Published: April 25, 2026 · Last reviewed: April 2026 · Reviewed by: Buildup Contracting Pre-Construction Team · Service area: Toronto & GTA

This article is for planning purposes only. Cost, timeline, permit, code, gas, grease trap, public health, and accessibility requirements vary by project scope, municipality, landlord, site condition, engineering, equipment list, and current trade and supplier availability. Confirm specific requirements with the municipality, architect, engineer, landlord, public health unit, fire reviewer, AGCO, registered or certified fuels contractor, electrical contractor, or other applicable authorities.

You signed a lease (or you're about to), and the question on your mind is the same one every operator asks first: how soon can I open? The honest answer has two moving parts. Your architect's permit timeline is one. The construction itself is the other. Construction takes 6–8 weeks for most QSR refreshes, 8–12 weeks for full-service casual, and 10–14 weeks for hotpot, Korean BBQ, or other heavy-ventilation concepts, plus 1–3 weeks of final inspections and a soft open before the doors swing wide. Permits typically run 4–7 weeks across the GTA when your architect submits a clean package, and the pre-construction prep we run in parallel means permit weeks usually don't add to the back end. These are planning ranges that vary by site, municipality, and trade availability — your real schedule comes out of the site walk.

Lease to opening day, that means most full-service restaurants open in 14–18 weeks; QSRs in 10–14; bare-shell or heavy-ventilation builds 18–24. Below is the critical path week-by-week, who owns each step, and where schedules actually slip.

The lease-to-opening critical path at a glance

Here's the full path from the day you sign to the day you open. Items on the same line happen in parallel.

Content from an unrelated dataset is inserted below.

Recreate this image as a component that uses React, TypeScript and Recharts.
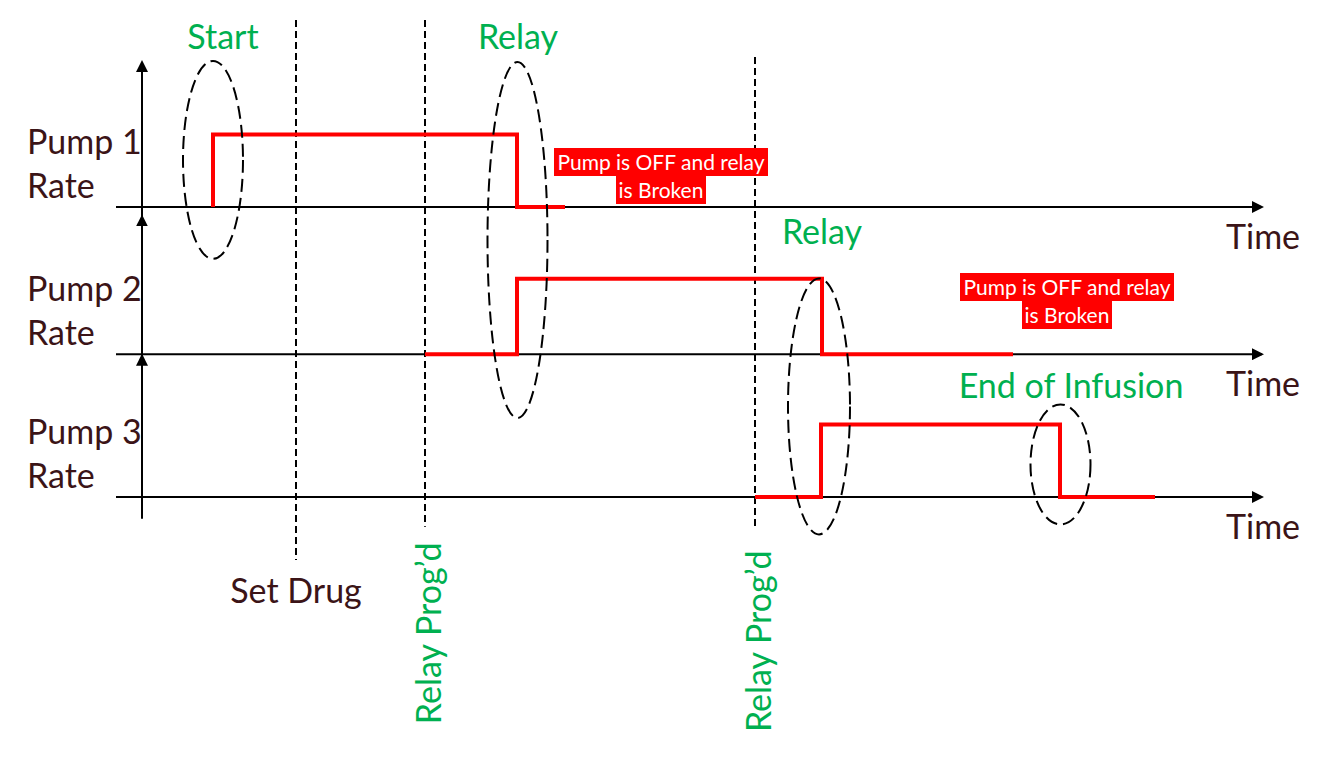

Week What's happening Lead role
Week 0 Lease review — work-letter, delivery condition, permitted use Owner + lawyer + Buildup walk
Week 1 Site walk, scope, working budget, contract Buildup + Owner
Weeks 2–3 Drawings being stamped; equipment list locked; long-lead orders placed Architect + engineers + Owner
Weeks 3–7 Permit review by city (parallel to construction prep) Architect submits; municipality reviews
Week 7 (target) Permit in hand; trades mobilize Buildup
Weeks 7–13 / 7–15 / 7–17 Construction: 6–8 weeks (QSR), 8–12 (full-service), 10–14 (heavy ventilation) Buildup
Final 1–3 weeks Final inspections, soft open, punchlist, opening Buildup coordinates; inspectors walk

If you'd rather see this on a single page with checkboxes, our restaurant build-out checklist is the operator-side companion to this article.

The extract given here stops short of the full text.